## Required work
Print exactly the lines from the first one down to the line that contains "month_labels = ['5月', '6月', '7月', '8月']", both included, and skip the pictures.
>> begin
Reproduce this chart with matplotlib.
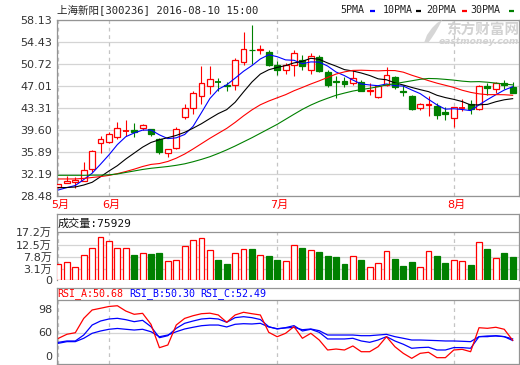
import matplotlib
matplotlib.use('Agg')
import matplotlib.pyplot as plt
import matplotlib.transforms as mtransforms
from matplotlib.patches import Rectangle, Polygon
from matplotlib.lines import Line2D
import numpy as np

plt.rcParams['font.family'] = ['DejaVu Sans', 'Noto Sans CJK SC']

# ---------------- data ----------------
title = '上海新阳[300236] 2016-08-10 15:00'
month_idx = [0, 6, 26, 47]
month_labels = ['5月', '6月', '7月', '8月']

opens = [30.10, 30.80, 30.90, 31.10, 33.10, 37.50, 37.70, 38.40, 39.40, 39.65,
         39.95, 39.80, 38.10, 35.70, 36.60, 41.90, 43.30, 45.40, 47.05, 47.85,
         47.20, 47.20, 51.05, 53.20, 53.10, 52.75, 50.60, 49.80, 50.60, 51.45,
         49.75, 52.00, 49.45, 47.90, 47.90, 47.60, 47.80, 46.30, 45.25, 47.20,
         48.60, 46.20, 45.40, 43.30, 43.85, 43.70, 42.60, 41.60, 43.20, 44.00,
         43.15, 47.00, 46.50, 47.50, 46.95]
highs = [30.60, 31.90, 31.70, 34.30, 36.20, 38.65, 39.35, 40.95, 41.30, 40.80,
         40.70, 39.90, 38.35, 36.50, 40.10, 44.00, 46.20, 50.50, 50.50, 48.35,
         47.70, 51.80, 56.10, 57.30, 54.00, 53.10, 51.20, 51.00, 53.10, 52.30,
         52.65, 52.30, 49.80, 48.75, 48.50, 49.75, 48.00, 47.60, 47.30, 50.30,
         48.80, 47.30, 45.60, 44.20, 45.30, 44.15, 43.50, 43.60, 44.80, 44.70,
         47.30, 47.62, 47.80, 48.10, 47.70]
lows = [30.00, 30.70, 29.85, 31.00, 32.60, 35.70, 37.50, 38.10, 38.60, 38.50,
        39.60, 38.60, 35.55, 35.05, 36.40, 41.45, 42.30, 44.00, 45.70, 46.20,
        46.20, 46.40, 50.60, 50.70, 52.50, 50.50, 48.90, 49.00, 48.75, 49.75,
        49.10, 49.50, 46.90, 45.00, 46.90, 47.20, 46.20, 45.50, 45.10, 47.00,
        46.50, 45.30, 43.00, 43.10, 42.00, 41.45, 41.40, 40.20, 42.90, 42.30,
        43.00, 45.55, 45.80, 46.60, 45.90]
closes = [30.50, 31.05, 31.30, 32.90, 36.10, 38.10, 38.90, 39.94, 39.55, 39.25,
          40.50, 38.95, 35.90, 36.40, 39.90, 43.30, 45.80, 47.50, 48.25, 47.70,
          47.05, 51.40, 53.30, 53.05, 53.30, 50.60, 49.75, 50.60, 52.70, 50.45,
          52.10, 49.60, 47.25, 47.70, 47.40, 48.35, 46.30, 46.45, 47.05, 48.90,
          46.85, 46.00, 43.15, 44.00, 44.05, 42.20, 42.40, 43.50, 43.35, 43.15,
          47.05, 46.80, 47.60, 47.30, 45.95]

ma5 = [29.55, 29.95, 30.30, 31.30, 32.37, 33.89, 35.46, 37.19, 38.52, 39.15,
       39.63, 39.64, 38.83, 38.20, 38.33, 38.89, 40.26, 42.58, 44.95, 46.51,
       47.26, 48.38, 49.54, 50.50, 51.62, 52.33, 52.00, 51.46, 51.39, 50.82,
       51.12, 51.09, 50.42, 49.42, 48.81, 48.06, 47.40, 47.24, 47.11, 47.41,
       47.11, 47.05, 46.39, 45.78, 44.81, 43.88, 43.16, 43.23, 43.10, 42.92,
       43.89, 44.77, 45.59, 46.38, 46.94]
ma10 = [29.93, 29.96, 30.05, 30.38, 30.84, 31.78, 32.74, 33.64, 34.76, 35.76,
        36.76, 37.55, 38.01, 38.36, 38.74, 39.26, 39.95, 40.71, 41.58, 42.42,
        43.08, 44.32, 46.06, 47.73, 49.07, 49.80, 50.19, 50.50, 50.95, 51.22,
        51.73, 51.55, 50.94, 50.41, 49.82, 49.59, 49.25, 48.83, 48.27, 48.11,
        47.59, 47.23, 46.82, 46.45, 46.11, 45.50, 45.11, 44.81, 44.44, 43.87,
        43.89, 43.97, 44.41, 44.74, 44.93]
ma20 = [31.40, 31.40, 31.40, 31.50, 31.65, 31.80, 32.00, 32.30, 32.65, 33.05,
        33.50, 33.85, 34.00, 34.35, 34.90, 35.60, 36.45, 37.35, 38.25, 39.09,
        39.92, 40.93, 42.03, 43.04, 43.90, 44.53, 45.07, 45.60, 46.26, 46.82,
        47.40, 47.93, 48.50, 49.07, 49.44, 49.69, 49.72, 49.67, 49.61, 49.67,
        49.66, 49.39, 48.88, 48.43, 47.96, 47.54, 47.18, 46.82, 46.35, 45.99,
        45.74, 45.60, 45.61, 45.59, 45.50]
ma30 = [32.02, 32.02, 32.02, 32.02, 32.05, 32.05, 32.10, 32.24, 32.50, 32.75,
        33.00, 33.20, 33.35, 33.50, 33.70, 33.95, 34.30, 34.70, 35.15, 35.70,
        36.30, 36.95, 37.65, 38.35, 39.10, 39.85, 40.60, 41.45, 42.30, 43.13,
        43.85, 44.47, 45.00, 45.50, 45.87, 46.21, 46.46, 46.68, 46.93, 47.25,
        47.46, 47.70, 47.94, 48.19, 48.33, 48.29, 48.18, 48.05, 47.88, 47.77,
        47.80, 47.70, 47.55, 47.40, 47.25]

# volume in units of 万 (10k)
volumes = [5.02, 5.79, 3.76, 8.37, 11.06, 15.28, 13.74, 11.06, 11.06, 8.48,
           9.25, 8.87, 9.36, 6.06, 6.45, 11.94, 14.13, 14.90, 10.29, 6.56,
           5.02, 9.25, 10.67, 10.79, 8.48, 8.10, 6.56, 6.06, 12.32, 11.17,
           10.40, 9.63, 8.10, 7.71, 5.02, 8.10, 6.56, 3.76, 5.29, 10.02,
           6.94, 4.26, 5.79, 3.76, 10.02, 8.10, 5.41, 6.45, 6.06, 4.64,
           13.36, 10.79, 7.21, 9.25, 7.59]
last_volume = 75929

rsi_a = [53.3, 58.7, 60.8, 80.0, 91.3, 93.6, 96.0, 97.0, 89.9, 85.5,
         86.8, 72.0, 40.7, 44.3, 71.1, 80.0, 83.6, 86.3, 87.0, 84.6,
         74.8, 84.6, 88.2, 86.3, 84.6, 61.3, 55.4, 60.0, 68.9, 53.3,
         60.0, 51.0, 37.6, 38.9, 37.6, 43.0, 35.3, 35.3, 42.0, 55.4,
         42.0, 33.1, 26.4, 33.1, 34.5, 27.3, 27.3, 37.6, 38.5, 35.3,
         67.5, 66.7, 68.1, 65.4, 50.68]
rsi_b = [47.9, 49.7, 49.7, 57.7, 71.1, 76.5, 79.2, 80.1, 78.3, 75.6,
         77.4, 68.9, 54.1, 56.8, 66.7, 73.4, 76.5, 79.2, 80.1, 79.2,
         74.8, 81.0, 82.3, 81.0, 78.5, 68.9, 65.8, 67.6, 70.3, 63.1,
         65.4, 61.3, 52.4, 52.4, 52.4, 53.3, 49.7, 47.9, 51.0, 55.5,
         49.7, 45.3, 39.9, 40.8, 41.3, 37.6, 37.6, 40.8, 40.8, 39.9,
         55.5, 55.5, 56.8, 55.5, 50.30]
rsi_c = [46.6, 48.8, 48.8, 53.3, 60.0, 63.1, 65.4, 66.5, 65.4, 64.4,
         65.4, 62.1, 55.4, 57.7, 62.1, 65.8, 68.1, 70.2, 71.1, 71.1,
         68.5, 72.1, 72.9, 72.5, 73.4, 68.5, 66.2, 67.2, 68.0, 64.8,
         65.8, 63.5, 57.7, 57.7, 57.7, 57.7, 56.8, 56.8, 57.7, 58.6,
         55.5, 53.3, 51.0, 51.0, 50.6, 50.2, 49.7, 49.7, 49.3, 48.8,
         55.5, 56.4, 56.4, 55.5, 52.49]

price_ticks = [58.13, 54.43, 50.72, 47.01, 43.31, 39.60, 35.89, 32.19, 28.48]
vol_ticks = [-1.2, 3.1, 7.8, 12.5, 17.2]
vol_ticklabels = ['0', '3.1万', '7.8万', '12.5万', '17.2万']
rsi_ticks = [98, 60, 22]
rsi_ticklabels = ['98', '60', '0']

# ---------------- style ----------------
RED = '#ff0000'
GREEN = '#008000'
BLUE = '#0000ff'
BLACK = '#000000'
BORDER = '#949494'
GRID = '#d4d4d4'
DASH = '#c4c4c4'
TXT = '#333333'
MONO = ['DejaVu Sans Mono', 'Noto Sans CJK SC']

W, H = 520, 365
fig = plt.figure(figsize=(W / 100, H / 100), dpi=100)
fig.patch.set_facecolor('white')


def rect(l, t, r, b):
    return [l / W, 1 - b / H, (r - l) / W, (b - t) / H]


def fy(y):
    return 1 - y / H


n = len(closes)
x = np.arange(n)
XLIM = (-0.214, 54.79)
bw = 0.7

ax = fig.add_axes(rect(56.7, 20.3, 519.3, 196.3))
axv = fig.add_axes(rect(56.7, 214.3, 519.3, 280.2))
axr = fig.add_axes(rect(56.7, 287.7, 519.3, 364.3))

for a in (ax, axv, axr):
    a.set_xlim(*XLIM)
    a.set_xticks([])
    for s in a.spines.values():
        s.set_color(BORDER)
        s.set_linewidth(0.9)
    a.tick_params(axis='y', length=0, pad=3.3, labelsize=8, labelcolor=TXT)
    a.set_facecolor('white')

# watermark logo (behind the plot contents)
fig.text(519 / W, fy(30), '东方财富网', family=['Noto Sans CJK SC'], fontsize=10.5,
         fontweight='bold', color='#d2d2d2', ha='right', va='center', zorder=0.5)
fig.text(519 / W, fy(41.5), 'eastmoney.com', family=['DejaVu Sans'], fontsize=6.6,
         fontweight='bold', style='italic', color='#d2d2d2', ha='right', va='center', zorder=0.5)
logo_px = [(424, 43), (427, 35), (432, 28), (437, 23), (442, 20), (439, 26),
           (435, 33), (431, 39), (428, 43)]
fig.add_artist(Polygon([(px / W, fy(py)) for px, py in logo_px], closed=True,
                       facecolor='#d6d6d6', edgecolor='none', zorder=0.5))
ax.patch.set_alpha(0)

# ---------------- price panel ----------------
ax.set_ylim(28.48, 58.13)
ax.set_yticks(price_ticks)
ax.set_yticklabels(['%.2f' % t for t in price_ticks])
for t in price_ticks:
    ax.axhline(t, color=GRID, lw=0.9, zorder=0)
for m in month_idx:
    ax.axvline(m, color=DASH, lw=0.9, ls=(0, (3, 3)), zorder=0)

for i in range(n):
    o, h, l, c = opens[i], highs[i], lows[i], closes[i]
    top, bot = max(o, c), min(o, c)
    if c >= o:
        col = RED
        if top - bot < 0.15:
            ax.vlines(i, l, h, color=col, lw=0.8, zorder=3)
            ax.hlines((top + bot) / 2, i - bw / 2, i + bw / 2, color=col, lw=1.3, zorder=3)
        else:
            ax.vlines(i, top, h, color=col, lw=0.8, zorder=3)
            ax.vlines(i, l, bot, color=col, lw=0.8, zorder=3)
            ax.add_patch(Rectangle((i - bw / 2, bot), bw, top - bot, facecolor='white',
                                   edgecolor=col, lw=0.9, zorder=3))
    else:
        col = GREEN
        ax.vlines(i, l, h, color=col, lw=0.8, zorder=3)
        if top - bot < 0.15:
            ax.hlines((top + bot) / 2, i - bw / 2, i + bw / 2, color=col, lw=1.3, zorder=3)
        else:
            ax.add_patch(Rectangle((i - bw / 2, bot), bw, top - bot, facecolor=col,
                                   edgecolor=col, lw=0.9, zorder=3))

ax.plot(x, ma5, color=BLUE, lw=0.8, zorder=4)
ax.plot(x, ma10, color=BLACK, lw=0.8, zorder=4)
ax.plot(x, ma20, color=RED, lw=0.8, zorder=4)
ax.plot(x, ma30, color=GREEN, lw=0.8, zorder=4)

# title and legend
fig.text(57 / W, fy(10), title, family=MONO, fontsize=7.6, color='#222222',
         ha='left', va='center')
legend_items = [('5PMA', BLUE, 340, 370), ('10PMA', BLACK, 382.5, 416),
                ('20PMA', RED, 426.5, 462), ('30PMA', GREEN, 470, 509)]
for lab, col, tx, dx in legend_items:
    fig.text(tx / W, fy(10), lab, family=MONO, fontsize=7.2, color='#222222',
             ha='left', va='center')
    fig.add_artist(Line2D([dx / W, (dx + 5) / W], [fy(10.5), fy(10.5)],
                          color=col, lw=1.6, solid_capstyle='butt'))

# month labels
trans_m = mtransforms.blended_transform_factory(ax.transData, fig.transFigure)
for m, lab in zip(month_idx, month_labels):
    fig.text(m + 0.25, fy(205), lab, transform=trans_m, color=RED, fontsize=8,
             ha='center', va='center')

# ---------------- volume panel ----------------
VBASE = vol_ticks[0]
axv.set_ylim(VBASE, 24.12)
axv.set_yticks(vol_ticks)
axv.set_yticklabels(vol_ticklabels)
for t in vol_ticks[1:-1]:
    axv.axhline(t, color=GRID, lw=0.9, zorder=0)
axv.axhline(vol_ticks[-1], color=BORDER, lw=0.9, zorder=1)
for m in month_idx:
    axv.vlines(m, VBASE, vol_ticks[-1], color=DASH, lw=0.9, linestyles=(0, (3, 3)), zorder=0)
for i in range(n):
    up = closes[i] >= opens[i]
    if up:
        axv.add_patch(Rectangle((i - bw / 2, VBASE), bw, volumes[i] - VBASE,
                                facecolor='white', edgecolor=RED, lw=0.9, zorder=3))
    else:
        axv.add_patch(Rectangle((i - bw / 2, VBASE), bw, volumes[i] - VBASE,
                                facecolor=GREEN, edgecolor=GREEN, lw=0.9, zorder=3))
axv.spines['bottom'].set_visible(False)
fig.text(57.5 / W, fy(223.5), '成交量:%d' % last_volume, family=MONO, fontsize=8,
         color='#111111', ha='left', va='center')

# ---------------- RSI panel ----------------
axr.set_ylim(18.4, 121.2)
axr.set_yticks(rsi_ticks)
axr.set_yticklabels(rsi_ticklabels)
for lab, va in zip(axr.get_yticklabels(), ['top', 'center', 'bottom']):
    lab.set_va(va)
axr.axhline(60, color=GRID, lw=0.9, zorder=0)
axr.axhline(104.7, color=BORDER, lw=0.9, zorder=1)
for m in month_idx:
    axr.vlines(m, 18.4, 104.7, color=DASH, lw=0.9, linestyles=(0, (3, 3)), zorder=0)
axr.plot(x, rsi_c, color=BLUE, lw=0.9, zorder=3)
axr.plot(x, rsi_b, color=BLUE, lw=0.9, zorder=3)
axr.plot(x, rsi_a, color=RED, lw=0.9, zorder=4)

fig.text(57.5 / W, fy(293.8), 'RSI_A:%.2f' % rsi_a[-1], family=MONO, fontsize=7.2,
         color=RED, ha='left', va='center')
fig.text(129.5 / W, fy(293.8), 'RSI_B:%.2f' % rsi_b[-1], family=MONO, fontsize=7.2,
         color=BLUE, ha='left', va='center')
fig.text(200.5 / W, fy(293.8), 'RSI_C:%.2f' % rsi_c[-1], family=MONO, fontsize=7.2,
         color=BLUE, ha='left', va='center')

fig.savefig('out.png', dpi=100)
>> end
## Result of this exercise
Reproduce this chart with matplotlib.
import matplotlib
matplotlib.use('Agg')
import matplotlib.pyplot as plt
import matplotlib.transforms as mtransforms
from matplotlib.patches import Rectangle, Polygon
from matplotlib.lines import Line2D
import numpy as np

plt.rcParams['font.family'] = ['DejaVu Sans', 'Noto Sans CJK SC']

# ---------------- data ----------------
title = '上海新阳[300236] 2016-08-10 15:00'
month_idx = [0, 6, 26, 47]
month_labels = ['5月', '6月', '7月', '8月']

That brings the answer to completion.